### INFORMATION SHOWN
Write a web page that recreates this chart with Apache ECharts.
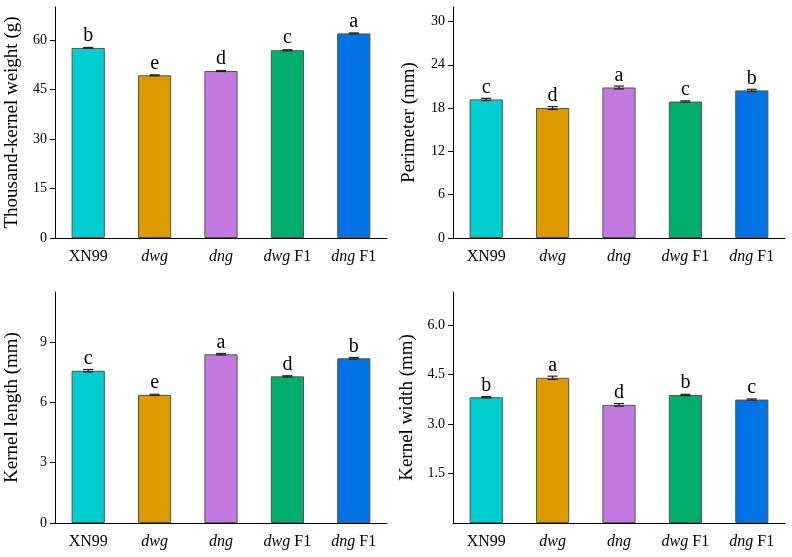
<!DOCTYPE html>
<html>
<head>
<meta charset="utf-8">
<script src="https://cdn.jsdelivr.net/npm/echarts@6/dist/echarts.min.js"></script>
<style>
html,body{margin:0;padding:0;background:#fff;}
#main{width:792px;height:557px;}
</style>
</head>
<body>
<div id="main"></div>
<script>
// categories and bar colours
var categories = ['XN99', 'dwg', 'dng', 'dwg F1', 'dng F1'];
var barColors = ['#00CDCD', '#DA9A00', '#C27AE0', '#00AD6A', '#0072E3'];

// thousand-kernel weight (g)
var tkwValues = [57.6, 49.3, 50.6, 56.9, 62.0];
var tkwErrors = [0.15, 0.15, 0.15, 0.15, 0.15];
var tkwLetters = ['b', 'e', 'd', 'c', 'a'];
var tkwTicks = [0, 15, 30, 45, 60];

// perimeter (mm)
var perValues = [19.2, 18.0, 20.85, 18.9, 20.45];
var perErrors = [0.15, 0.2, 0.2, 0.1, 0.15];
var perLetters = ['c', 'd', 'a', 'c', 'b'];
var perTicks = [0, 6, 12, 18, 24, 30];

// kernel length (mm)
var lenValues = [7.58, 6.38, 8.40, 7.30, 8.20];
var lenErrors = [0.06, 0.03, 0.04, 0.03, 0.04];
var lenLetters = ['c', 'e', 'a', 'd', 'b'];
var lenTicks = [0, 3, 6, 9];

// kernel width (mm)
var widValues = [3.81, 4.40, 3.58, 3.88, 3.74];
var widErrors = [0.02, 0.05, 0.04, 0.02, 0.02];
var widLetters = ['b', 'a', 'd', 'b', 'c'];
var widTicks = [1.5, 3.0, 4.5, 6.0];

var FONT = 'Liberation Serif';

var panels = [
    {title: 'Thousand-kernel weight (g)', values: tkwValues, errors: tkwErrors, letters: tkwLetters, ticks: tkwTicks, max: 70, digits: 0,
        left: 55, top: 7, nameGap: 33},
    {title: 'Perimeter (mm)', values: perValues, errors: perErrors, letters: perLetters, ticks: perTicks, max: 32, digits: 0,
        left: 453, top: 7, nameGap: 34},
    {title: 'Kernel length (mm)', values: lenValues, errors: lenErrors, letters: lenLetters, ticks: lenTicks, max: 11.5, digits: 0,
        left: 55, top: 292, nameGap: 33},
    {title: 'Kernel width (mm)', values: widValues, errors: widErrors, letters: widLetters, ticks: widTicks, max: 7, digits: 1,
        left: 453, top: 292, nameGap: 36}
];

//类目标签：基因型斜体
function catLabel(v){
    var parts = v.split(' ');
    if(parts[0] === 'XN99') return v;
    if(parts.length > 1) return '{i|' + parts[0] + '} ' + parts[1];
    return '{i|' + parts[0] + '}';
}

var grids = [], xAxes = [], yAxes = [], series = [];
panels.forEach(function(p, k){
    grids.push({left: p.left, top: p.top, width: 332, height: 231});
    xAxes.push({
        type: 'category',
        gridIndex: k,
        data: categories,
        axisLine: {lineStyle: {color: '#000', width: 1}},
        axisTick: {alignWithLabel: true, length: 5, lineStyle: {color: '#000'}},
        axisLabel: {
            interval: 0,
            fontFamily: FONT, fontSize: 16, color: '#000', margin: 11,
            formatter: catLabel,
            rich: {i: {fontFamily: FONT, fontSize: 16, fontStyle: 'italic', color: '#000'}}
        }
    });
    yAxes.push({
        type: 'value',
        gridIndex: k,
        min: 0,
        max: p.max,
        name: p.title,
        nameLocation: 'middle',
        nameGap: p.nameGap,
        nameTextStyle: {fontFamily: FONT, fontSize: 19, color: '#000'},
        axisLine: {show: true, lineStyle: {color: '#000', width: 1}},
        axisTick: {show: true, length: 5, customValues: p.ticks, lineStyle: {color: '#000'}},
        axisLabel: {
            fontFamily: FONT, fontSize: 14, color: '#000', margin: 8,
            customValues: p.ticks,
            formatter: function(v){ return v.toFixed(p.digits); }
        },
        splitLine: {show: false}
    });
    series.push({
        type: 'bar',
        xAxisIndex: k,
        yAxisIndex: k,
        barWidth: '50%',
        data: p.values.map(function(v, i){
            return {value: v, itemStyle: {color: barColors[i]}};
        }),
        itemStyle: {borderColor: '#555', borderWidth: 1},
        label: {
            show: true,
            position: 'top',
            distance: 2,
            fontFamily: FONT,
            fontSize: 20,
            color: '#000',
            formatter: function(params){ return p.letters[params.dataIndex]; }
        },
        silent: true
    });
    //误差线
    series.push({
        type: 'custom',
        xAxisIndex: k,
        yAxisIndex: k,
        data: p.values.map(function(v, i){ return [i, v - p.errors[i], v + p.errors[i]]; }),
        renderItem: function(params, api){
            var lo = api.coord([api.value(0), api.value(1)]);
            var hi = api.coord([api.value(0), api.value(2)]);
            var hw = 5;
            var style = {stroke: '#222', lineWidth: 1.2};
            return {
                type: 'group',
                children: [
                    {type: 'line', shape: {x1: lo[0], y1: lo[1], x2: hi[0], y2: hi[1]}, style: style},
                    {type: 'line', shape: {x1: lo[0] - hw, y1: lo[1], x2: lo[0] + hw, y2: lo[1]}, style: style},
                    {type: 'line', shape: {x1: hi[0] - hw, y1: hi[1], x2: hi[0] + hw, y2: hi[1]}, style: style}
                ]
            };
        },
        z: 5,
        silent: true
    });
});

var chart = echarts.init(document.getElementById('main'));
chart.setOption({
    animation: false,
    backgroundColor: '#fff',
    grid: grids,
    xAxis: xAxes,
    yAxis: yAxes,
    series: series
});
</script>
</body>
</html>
######
## EXERCISE GOAL
Word for word, quote the lines above. Omit the pictures.

## TASK ANSWER
Write a web page that recreates this chart with Apache ECharts.
<!DOCTYPE html>
<html>
<head>
<meta charset="utf-8">
<script src="https://cdn.jsdelivr.net/npm/echarts@6/dist/echarts.min.js"></script>
<style>
html,body{margin:0;padding:0;background:#fff;}
#main{width:792px;height:557px;}
</style>
</head>
<body>
<div id="main"></div>
<script>
// categories and bar colours
var categories = ['XN99', 'dwg', 'dng', 'dwg F1', 'dng F1'];
var barColors = ['#00CDCD', '#DA9A00', '#C27AE0', '#00AD6A', '#0072E3'];

// thousand-kernel weight (g)
var tkwValues = [57.6, 49.3, 50.6, 56.9, 62.0];
var tkwErrors = [0.15, 0.15, 0.15, 0.15, 0.15];
var tkwLetters = ['b', 'e', 'd', 'c', 'a'];
var tkwTicks = [0, 15, 30, 45, 60];

// perimeter (mm)
var perValues = [19.2, 18.0, 20.85, 18.9, 20.45];
var perErrors = [0.15, 0.2, 0.2, 0.1, 0.15];
var perLetters = ['c', 'd', 'a', 'c', 'b'];
var perTicks = [0, 6, 12, 18, 24, 30];

// kernel length (mm)
var lenValues = [7.58, 6.38, 8.40, 7.30, 8.20];
var lenErrors = [0.06, 0.03, 0.04, 0.03, 0.04];
var lenLetters = ['c', 'e', 'a', 'd', 'b'];
var lenTicks = [0, 3, 6, 9];

// kernel width (mm)
var widValues = [3.81, 4.40, 3.58, 3.88, 3.74];
var widErrors = [0.02, 0.05, 0.04, 0.02, 0.02];
var widLetters = ['b', 'a', 'd', 'b', 'c'];
var widTicks = [1.5, 3.0, 4.5, 6.0];

var FONT = 'Liberation Serif';

var panels = [
    {title: 'Thousand-kernel weight (g)', values: tkwValues, errors: tkwErrors, letters: tkwLetters, ticks: tkwTicks, max: 70, digits: 0,
        left: 55, top: 7, nameGap: 33},
    {title: 'Perimeter (mm)', values: perValues, errors: perErrors, letters: perLetters, ticks: perTicks, max: 32, digits: 0,
        left: 453, top: 7, nameGap: 34},
    {title: 'Kernel length (mm)', values: lenValues, errors: lenErrors, letters: lenLetters, ticks: lenTicks, max: 11.5, digits: 0,
        left: 55, top: 292, nameGap: 33},
    {title: 'Kernel width (mm)', values: widValues, errors: widErrors, letters: widLetters, ticks: widTicks, max: 7, digits: 1,
        left: 453, top: 292, nameGap: 36}
];

//类目标签：基因型斜体
function catLabel(v){
    var parts = v.split(' ');
    if(parts[0] === 'XN99') return v;
    if(parts.length > 1) return '{i|' + parts[0] + '} ' + parts[1];
    return '{i|' + parts[0] + '}';
}

var grids = [], xAxes = [], yAxes = [], series = [];
panels.forEach(function(p, k){
    grids.push({left: p.left, top: p.top, width: 332, height: 231});
    xAxes.push({
        type: 'category',
        gridIndex: k,
        data: categories,
        axisLine: {lineStyle: {color: '#000', width: 1}},
        axisTick: {alignWithLabel: true, length: 5, lineStyle: {color: '#000'}},
        axisLabel: {
            interval: 0,
            fontFamily: FONT, fontSize: 16, color: '#000', margin: 11,
            formatter: catLabel,
            rich: {i: {fontFamily: FONT, fontSize: 16, fontStyle: 'italic', color: '#000'}}
        }
    });
    yAxes.push({
        type: 'value',
        gridIndex: k,
        min: 0,
        max: p.max,
        name: p.title,
        nameLocation: 'middle',
        nameGap: p.nameGap,
        nameTextStyle: {fontFamily: FONT, fontSize: 19, color: '#000'},
        axisLine: {show: true, lineStyle: {color: '#000', width: 1}},
        axisTick: {show: true, length: 5, customValues: p.ticks, lineStyle: {color: '#000'}},
        axisLabel: {
            fontFamily: FONT, fontSize: 14, color: '#000', margin: 8,
            customValues: p.ticks,
            formatter: function(v){ return v.toFixed(p.digits); }
        },
        splitLine: {show: false}
    });
    series.push({
        type: 'bar',
        xAxisIndex: k,
        yAxisIndex: k,
        barWidth: '50%',
        data: p.values.map(function(v, i){
            return {value: v, itemStyle: {color: barColors[i]}};
        }),
        itemStyle: {borderColor: '#555', borderWidth: 1},
        label: {
            show: true,
            position: 'top',
            distance: 2,
            fontFamily: FONT,
            fontSize: 20,
            color: '#000',
            formatter: function(params){ return p.letters[params.dataIndex]; }
        },
        silent: true
    });
    //误差线
    series.push({
        type: 'custom',
        xAxisIndex: k,
        yAxisIndex: k,
        data: p.values.map(function(v, i){ return [i, v - p.errors[i], v + p.errors[i]]; }),
        renderItem: function(params, api){
            var lo = api.coord([api.value(0), api.value(1)]);
            var hi = api.coord([api.value(0), api.value(2)]);
            var hw = 5;
            var style = {stroke: '#222', lineWidth: 1.2};
            return {
                type: 'group',
                children: [
                    {type: 'line', shape: {x1: lo[0], y1: lo[1], x2: hi[0], y2: hi[1]}, style: style},
                    {type: 'line', shape: {x1: lo[0] - hw, y1: lo[1], x2: lo[0] + hw, y2: lo[1]}, style: style},
                    {type: 'line', shape: {x1: hi[0] - hw, y1: hi[1], x2: hi[0] + hw, y2: hi[1]}, style: style}
                ]
            };
        },
        z: 5,
        silent: true
    });
});

var chart = echarts.init(document.getElementById('main'));
chart.setOption({
    animation: false,
    backgroundColor: '#fff',
    grid: grids,
    xAxis: xAxes,
    yAxis: yAxes,
    series: series
});
</script>
</body>
</html>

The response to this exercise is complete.